Critics have chided President Barack Obama for his economic reforms, which they view as too big, or too liberal. The reality is however, that if Obama's reforms don't stand, an even more-liberal public official will likely emerge to propose and enact bigger changes. REUTERS

Every economist, every public official -- whether it's President Barack Obama or House Speaker John Boehner -- and every political commentator has a world view or way of organizing the world around them.

Political scientists and other academics like to call it a paradigm, which is a fancy academic term for framework popularized by the great scholar Thomas Kuhn.
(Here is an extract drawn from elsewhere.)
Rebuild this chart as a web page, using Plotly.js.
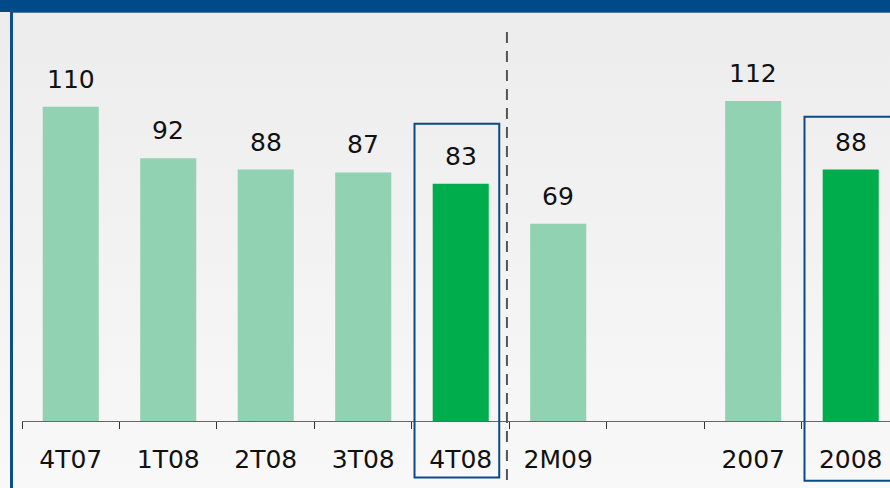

Further, the paradigm for economy favored here is corporate capitalism.

True, at times it may not look like corporate capitalism is favored -- yours truly has been called many other things, economically, over the years -- but know that the paradigm favored is corporate capitalism.

Corporate Capitalism: The Best Economic System

Moreover, the view from here argues that corporate capitalism offers the most benefits for a society, with wealth creation, job creation, innovation, rising median incomes, increased productivity, reward for initiative, and resource utilization efficiency being chief among these.

But also know that the paradigm favored is a corporate capitalism with an adequate social safety net, or social welfare state - - something yours truly believes the U.S. never had, does not have today, but someday might.

Corporate capitalism with an adequate safety offers the benefits of both freedom and protection for the vulnerable. If one had to cite a model, it would be contemporary France, with a few modifications.

Further, President Obama, if he's successful with most of his initiatives -- universal health care being a big one -- and with getting the U.S. economy growing at a rapid rate again to create enough jobs, has a good chance to usher in a good, effective social safety net. Don't misunderstand: it won't be as good a safety net as France's, but Obama's programs can quite literally usher in a new, progressive era in American society and life. With a public approval rating that's dropped to 39 percent, according to the latest Gallup Poll, Obama will need some good fortune (and perhaps a continued decline in oil prices), to create the 150,000 to 200,000 new jobs per month (at minimum) the nation needs to help usher in that new era.

Reform: Essential for Systemic Health

But let's return for a moment, from an investor standpoint, to this notion of reform. Simply, economic reform enables the stakeholders to broadly structure change. That is an enormous advantage to both the stakeholders and the society at large. This is because history is replete with instances where just a minor amount of reform would have maintained the current stakeholders and saved the existing system...but, regrettably, it didn't occur. Two major examples, of course, are the French Revolution (1789-1799), and Bolshevik Revolution in Russia (1917).

In 18th century France, minor land reforms earlier would have prevented the rise of the radical Jacobins. None occurred, and the result was Robespierre and the Reign of Terror.

In the early 20th century, near the end of World War I, minor reforms by Czarist Russia - - again, so inconsequential when viewed in retrospect - - would have quelled dissent in Russia.

But none occurred. And the result was the rise of Lenin, the Bolsheviks, and the rule of the Communists. And Russia was filled with blood. Later, Josef Stalin would nearly destroy Russia -- destroy his own nation -- with his murderous mass purges -- the Red Terror -- and spread his brutality and Russia's errors throughout the world, filling the world with blood, for decades.

U.S.: Major Economic, Social Problems

Now, no one is suggesting that level of tumult in the U.S. But it is important to remember that so long as the stakeholders remain in control, they do shape the type of reform, to a considerable degree.

In other words, if the American system reforms now it is highly likely that it will remain corporate capitalist, and that's a good outcome for both U.S. investors and society.

Further, it's equally critical important to point out, as the French and Russian case studies demonstrate, that once turmoil starts absent reform, it's virtually impossible to predict how much harm will be done, what will occur, what system will rise, and where it will all end. Moreover, it is safe to say that those stakeholders in 18th Century France and in post-World War I Russia didn't begin to contemplate what was unleashed on their societies as a result of a failure to reform the existing system.

Some in the U.S., including many Tea Party faction members, economic conservatives and Republicans, say that despite growing social problems from unemployment, underemployment, and widespread deprivation, that the U.S. doesn't have to worry about such social upheavals - - that, for a myriad of reasons, the U.S. is different, immune, and/ or better. These observers also fail to see that, should Obama's reforms not stand, and the economic/social problems persist, another reformer who would propose changes far more society-altering than Obama, is likely to emerge. In other words, these mostly conservative observers say 'it can't happen here" or "a better safety need isn't needed."

That may well be the case. But given the enormity of what occurred in France and Russia, the balance of risks directs one toward not taking that chance. And that will always be the main reason forwarded here to back President Obama's much-needed economic reforms.